First it was Hungary. Now Slovenia and Austria are thinking about doing the same: building fences to control the flow of refugees entering their countries writes Judy Dempsey. But if some EU states believe that putting up walls will make Europe’s refugee problem disappear, or that they can shut themselves off from the crisis, they are making a big mistake.
Erecting walls will put even more pressure on the Western Balkan countries that are already struggling with tens of thousands of refugees trekking across this part of Europe. And it will lead to a fortress Europe—precisely what the Eastern members of the EU didn’t want the union to become vis-à-vis their own Eastern neighbors once they joined the EU in 2004. The new member states didn’t want their neighbors isolated from Europe.
The hard reality facing European leaders and their publics is inescapable. Europe is facing the largest movement of people since World War II. It is also facing one of its biggest social and cultural challenges, which all EU countries will eventually have to accept. Failing that, as German Chancellor Angela Merkel recently said, the EU could be destroyed.
In Germany, there is hardly a day without some attack on shelters for refugees or some despicable hate e-mails sent to politicians and local government officials who try to mobilize as much support as possible for the refugees.
But at the same time, there is hardly a day without another citizens’ movement springing into action in some way or other. A lawyer I know has organized his law practice to give German lessons to a group of Syrian and Eritrean refugees. “We contacted the local municipality that takes care of the refugees, bought a simple teaching manual, and now give classes at least once a week,” he told me. It’s all done on a voluntary and free basis.
These kinds of spontaneous actions humanize the refugee problem. Perhaps this is the key to trying to understand why Europe has been so unprepared and so unwilling to pull together in dealing with the crisis. The refugees are seen as foreign, meaning not European—not that the word “European” can be clearly defined.

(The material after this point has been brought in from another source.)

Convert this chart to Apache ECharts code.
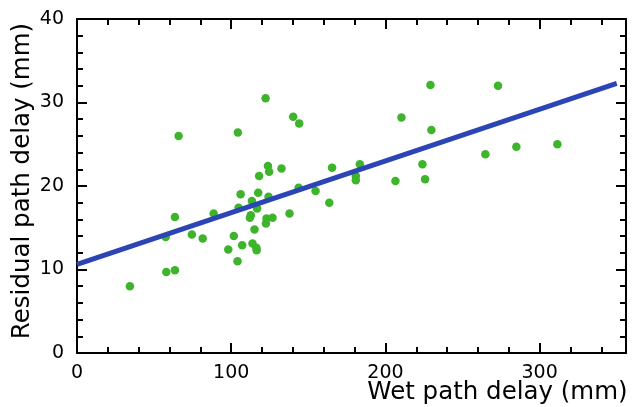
<!DOCTYPE html>
<html>
<head>
<meta charset="utf-8">
<script src="https://cdn.jsdelivr.net/npm/echarts@6/dist/echarts.min.js"></script>
<style>
html,body{margin:0;padding:0;background:#fff;}
#chart{width:632px;height:407px;}
</style>
</head>
<body>
<div id="chart"></div>
<script>
// Wet path delay (mm)
var wetDelay = [34.3, 57.9, 63.5, 57.5, 63.5, 74.5, 81.5, 88.6, 98.1, 101.7, 104.1, 107.1, 106.1, 104.8,
  65.9, 104.3, 122.3, 140.2, 144.1, 123.8, 124.6, 132.6, 118.1, 165.4, 154.7, 163.6, 143.7, 117.5,
  124.2, 113.4, 116.8, 112.7, 112.1, 122.9, 126.8, 122.5, 137.8, 115.1, 113.8, 116.3, 116.5,
  229.2, 273.0, 210.4, 229.8, 264.8, 284.9, 311.5, 183.4, 180.8, 180.8, 206.5, 224.0, 225.7];
// Residual path delay (mm)
var residualDelay = [8.0, 9.7, 9.9, 13.9, 16.3, 14.2, 13.7, 16.7, 12.4, 14.0, 11.0, 12.9, 19.0, 17.4,
  26.0, 26.4, 30.5, 28.3, 27.5, 22.4, 21.7, 22.1, 21.2, 22.2, 19.4, 18.0, 19.8, 19.2,
  18.7, 18.2, 17.3, 16.5, 16.2, 16.1, 16.2, 15.5, 16.7, 14.8, 13.1, 12.6, 12.3,
  32.1, 32.0, 28.2, 26.7, 23.8, 24.7, 25.0, 22.6, 21.2, 20.7, 20.6, 22.6, 20.8];
// Regression line end points
var fitX = [0, 350];
var fitY = [10.6, 32.3];

var xMin = 0, xMax = 356, xMajor = 100, xMinor = 20;
var yMin = 0, yMax = 40, yMajor = 10, yMinor = 2;
var xTitle = 'Wet path delay (mm)';
var yTitle = 'Residual path delay (mm)';

var scatterData = wetDelay.map(function (x, i) { return [x, residualDelay[i]]; });
var fitData = fitX.map(function (x, i) { return [x, fitY[i]]; });

var font = 'DejaVu Sans';
function xAx(pos, interval, len, labels, line, name) {
  return {
    type: 'value', position: pos, min: xMin, max: xMax, interval: interval,
    name: name || '', nameLocation: 'middle', nameGap: 27, nameMoveOverlap: false,
    nameTextStyle: { fontFamily: font, fontSize: 24.5, color: '#000', padding: [0, 0, 0, 292] },
    axisLine: { show: line, onZero: false, lineStyle: { color: '#000', width: 2 } },
    axisTick: { show: true, inside: true, length: len, lineStyle: { color: '#000', width: 2 } },
    axisLabel: { show: labels, fontFamily: font, fontSize: 19, color: '#000', margin: 11,
      showMaxLabel: false },
    splitLine: { show: false }
  };
}
function yAx(pos, interval, len, labels, line, name) {
  return {
    type: 'value', position: pos, min: yMin, max: yMax, interval: interval,
    name: name || '', nameLocation: 'middle', nameGap: 42, nameMoveOverlap: false,
    nameTextStyle: { fontFamily: font, fontSize: 24.5, color: '#000', padding: [0, 0, 0, 10] },
    axisLine: { show: line, onZero: false, lineStyle: { color: '#000', width: 2 } },
    axisTick: { show: true, inside: true, length: len, lineStyle: { color: '#000', width: 2 } },
    axisLabel: { show: labels, fontFamily: font, fontSize: 19, color: '#000', margin: 13 },
    splitLine: { show: false }
  };
}

var chart = echarts.init(document.getElementById('chart'), null, { renderer: 'canvas' });
chart.setOption({
  animation: false,
  backgroundColor: '#fff',
  grid: { left: 77, right: 6, top: 19, bottom: 54, containLabel: false, outerBoundsMode: 'none' },
  xAxis: [
    xAx('bottom', xMajor, 10, true, true, xTitle),
    xAx('bottom', xMinor, 6, false, false),
    xAx('top', xMajor, 10, false, true),
    xAx('top', xMinor, 6, false, false)
  ],
  yAxis: [
    yAx('left', yMajor, 10, true, true, yTitle),
    yAx('left', yMinor, 6, false, false),
    yAx('right', yMajor, 10, false, true),
    yAx('right', yMinor, 6, false, false)
  ],
  series: [
    {
      type: 'scatter', xAxisIndex: 0, yAxisIndex: 0, data: scatterData,
      symbol: 'circle', symbolSize: 8.5, itemStyle: { color: '#3db42b', opacity: 1 }, z: 2
    },
    {
      type: 'line', xAxisIndex: 0, yAxisIndex: 0, data: fitData, showSymbol: false, symbol: 'none',
      lineStyle: { color: '#2b45b5', width: 5 }, z: 3
    }
  ]
});
</script>
</body>
</html>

Jarosław Kaczyński, the nationalist, conservative leader of Poland’s Law and Justice party, which won the country’s national election on October 25, has heaped racist scorn on the refugees. He is not alone. Viktor Orbán, the prime minister of Hungary, who built a wall along the Hungarian-Serbian border to keep out refugees, said the migrants would undermine what Europe stood for: its Christian values.
Cultural walls exist even where there are no physical barriers. Leading Slovak and Czech officials harbor the same fears and suspicions about having Muslims living in their countries—as do anti-immigration parties in the Netherlands, France, and other EU countries.
In short, because the refugees are predominantly Muslim and come from nondemocratic countries, their backgrounds have become confused with a kind of Islamophobia. This fuels support for populists but also frightens many people who fear the impact of immigration on the fabric of their societies. It’s as if they don’t have self-confidence in their own societies.
That is why Merkel has put a huge emphasis on integrating the refugees as quickly as possible, not only by teaching them German, getting the children into school, or establishing job-training schemes, but also by spreading the culture and values of democracy in a secular society.
It is a mammoth challenge that Merkel has made one of the main pillars of her refugee policy. It is a challenge she keeps repeating to the German public because she and her advisers know the high price to pay if integration, which is such a long-term process, fails.
With no end in sight to the refugees fleeing the war in Syria, one wonders how the EU and European governments would respond if the 1.4 million Ukrainians who have been internally displaced by the war and destruction in parts of eastern Ukraine sought refuge in the EU.